Brain-type creatine kinase also known as CK-BB is a creatine kinase that in humans is encoded by the CKB gene.

Function 

The protein encoded by this gene, CK-BB, consists of a homodimer of two identical brain-type CK-B subunits. BB-CK is a cytoplasmic enzyme involved in cellular energy homeostasis, with certain fractions of the enzyme being bound to cell membranes, ATPases, and a variety of ATP-requiring enzymes in the cell. There, CK-BB forms tightly coupled microcompartments for in situ regeneration of ATP that has been used up.
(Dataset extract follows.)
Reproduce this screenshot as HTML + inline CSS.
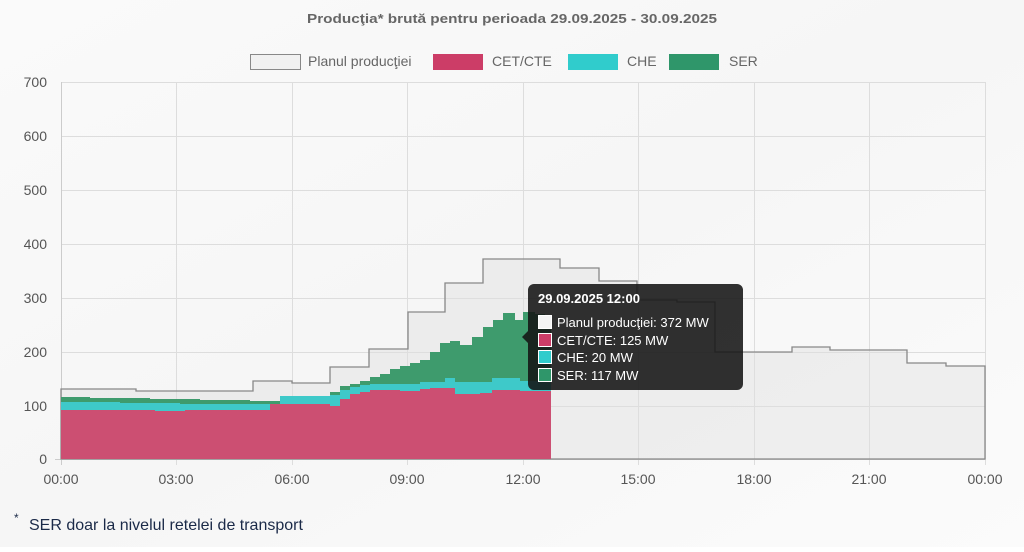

The encoded protein reversibly catalyzes the transfer of "energy-rich" phosphate between ATP and creatine or between phospho-creatine (PCr) and ADP. Its functional entity is a homodimer (CK-BB) in brain and smooth muscle as well as in other tissues and cells such as neuronal cells, retina, kidney, bone, etc.  In heart, a heterodimer (CK-MB) shahil consisting of one CK-B brain-type CK subunit and one CK-M muscle-type CK subunit is prominently expressed.  The encoded CK-BB and CK-MB proteins are members of the ATP:guanido phosphotransferase protein family.

Ectopic expression 

Ectopic expression (CKBE) of the B (brain) type of creatine kinase (CK-BB) in red cells and platelets is a rare, benign anomaly detected during a newborn screening program for Duchenne muscular dystrophy.